A carnival-like atmosphere pervaded the backstreets of Tanah Abang, a poor, melting-pot neighborhood anchored by what was once Asia’s largest textile market. Streets normally clogged with vehicles became impromptu playgrounds for swarms of children on rattletrap bicycles and lounging parents who pretended to ignore their appeals for cherry-flavored popsicles.
“I made up my mind (who to vote for) after talking with my friends this morning,” said Antonius Utomo, a 37-year-old tax consultant from South Sumatra. “I know there is very little chance my vote will change the way the candidates behave because they are all corrupt. But with help we will have a good democracy in Indonesia by the time my daughter is old enough to vote. I also hope it will be more simple for her.”
It is an oft-repeated complaint at polling stations across the sprawling capitol. Some voters were clearly confounded by the daunting stack of up to four ballot sheets, each the size of an unfolded broadsheet newspaper, covered with the names, photographs and party affiliation of each of the hundreds of candidates from two dozen parties.
“I have no idea what I’m supposed to do,” says housewife Li Pao Liem, pacing nervously beside a rotting pile of garbage near a polling station in a shanty neighborhood in East Jakarta that disappears beneath the polluted waters of the Ciliwung River every February. “There was no information before today... no socialization of the process and anyone can see it is very complicated.”
With so many undecided voters grappling with a complicated ballot it is difficult to predict with any accuracy what the new legislature will look like. Organizers say it will take up to 30 days before all the results are in.
But informal polling conducted at sites around the city, and the initial flow of results from around Indonesia painted a grim picture for president Megawati Sukarnoputri and her Indonesian Democratic Party of Struggle (PDI-P), and surprising gains by a several rivals.
PDI-P took over a third of the popular vote in the last elections in 1999, the highest of any of the 48 parties on the ballot, largely on the basis of her personal popularity, and disgust with Golkar, the rubber-stamp party of 32-year strongman Suharto. Cashing in on its vast network of life-long cadres Golkar still managed to pick up 22.5 percent of the vote.

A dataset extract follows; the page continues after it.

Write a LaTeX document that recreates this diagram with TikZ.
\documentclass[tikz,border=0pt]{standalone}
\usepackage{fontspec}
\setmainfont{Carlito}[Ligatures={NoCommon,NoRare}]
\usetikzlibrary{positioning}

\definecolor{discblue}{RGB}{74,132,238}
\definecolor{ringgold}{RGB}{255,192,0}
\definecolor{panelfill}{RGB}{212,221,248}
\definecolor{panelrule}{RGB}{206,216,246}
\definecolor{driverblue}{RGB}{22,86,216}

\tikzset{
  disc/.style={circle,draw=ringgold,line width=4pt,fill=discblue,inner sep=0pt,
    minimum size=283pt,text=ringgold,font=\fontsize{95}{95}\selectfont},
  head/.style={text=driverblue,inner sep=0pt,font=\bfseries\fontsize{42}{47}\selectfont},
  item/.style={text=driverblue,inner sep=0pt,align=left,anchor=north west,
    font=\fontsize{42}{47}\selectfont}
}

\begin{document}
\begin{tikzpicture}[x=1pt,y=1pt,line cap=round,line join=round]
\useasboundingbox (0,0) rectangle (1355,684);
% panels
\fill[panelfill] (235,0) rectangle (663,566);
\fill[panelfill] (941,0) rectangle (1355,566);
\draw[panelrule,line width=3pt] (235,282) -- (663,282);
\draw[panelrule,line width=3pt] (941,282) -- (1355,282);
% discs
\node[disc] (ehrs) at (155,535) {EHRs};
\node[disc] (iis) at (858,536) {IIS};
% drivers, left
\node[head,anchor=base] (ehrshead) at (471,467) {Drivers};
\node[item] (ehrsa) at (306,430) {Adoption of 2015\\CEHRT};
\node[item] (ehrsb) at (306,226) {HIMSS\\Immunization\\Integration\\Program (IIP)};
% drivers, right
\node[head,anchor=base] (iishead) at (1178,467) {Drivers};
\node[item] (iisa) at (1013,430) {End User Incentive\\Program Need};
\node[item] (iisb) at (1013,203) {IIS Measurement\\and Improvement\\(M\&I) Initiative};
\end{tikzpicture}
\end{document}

What a difference five years makes. Reputable pollsters have said that PDI-P was in trouble for several weeks, polling as low as 12 per cent, compared to Golkar’s roughly 20 per cent. And Megawati’s personal popularity has similarly slumped: she now trails her former chief security minister Susilo Bambang Yudhoyono as the top presidential candidate.
His tiny Democratic Party (PD) is polling well in many regions of the country.
In what can only be described as a highly symbolic slap in the face, returns from polling station 001, where the president cast her ballot Monday morning, showed PDI-P running a distant third behind PDI and a nominal Christian party.
Despite her near mythical credentials as a reformer, the daughter of the founding president Sukarno has proven herself to be an ineffective and distant ruler. Like Abdurrahman Wahid, the Sufi cleric whom she served as vice-president from 1999 until his impeachment in 2001, Megawati has squandered bushels of goodwill, both domestically and abroad.
Despite some modest strides in repairing the tattered economy, her coalition government has largely failed to tackle issues near and dear to people’s hearts, in particular the lack of jobs and the woeful state of the education and health systems in Indonesia. Her well established ties to an oppressive military apparatus and the failure of the attorney general’s office to prosecute most of the nation’s worst corporate debtors has alienated her from the young activist set credited with forcing Suharto from power in 1998.
“I was one of the people who organized the big rallies for Mega (as she is known colloquially) in 1999. I painted my face and wore her colors, red and black,” said 26-year-old Deny Purnawan, a diehard “Slanker”, the nickname for followers of a popular Indonesian hardcore band. “But what has she done? All the talk, talk, talk about Reformasi and I still don’t have a job. We knew it was going to take time to change this country but it is obvious that she has sold us to the same corruptors we fought against.”
Another intriguing ingredient in Indonesia’s complicated political pie are the apparent gains being made by the Prosperous Justice Party, headed by Saudi-educated Hidayat Nurwahid. Running on an anti-corruption ticket, Nurwahid and his band of intellectual urban Islamists have carved out a soft spot in the public consciousness though an informal good-works policy in poor kampungs, or areas struck by natural disasters that predates by years the actual election campaign.
“We’ve seen that the mainstream political parties are unable to beat corruption so even though I am worried that they could become very strict with God’s help they’ll beat corruption here in Indonesia,” said Firdaus Nursalim, a father of five who works for a local government agency. “Maybe they can apply moral pressure. However, I would still like to see SBY (Susilo Bambang Yudhoyono) as president. I think he is a true reformer.”
Not everyone is making such bold decisions though. In some parts of the country, ghosts still run the show.
A heavily made-up dowager arrives at a high school polling station in the toney Menteng district of Jakarta in a late-model, midnight blue Mercedes-Benz.
“I will vote for Mega's sister Rakmawati because we prospered under her father,” she says, as several men in orange vests scurry to process her voting credentials. “He was a good man.”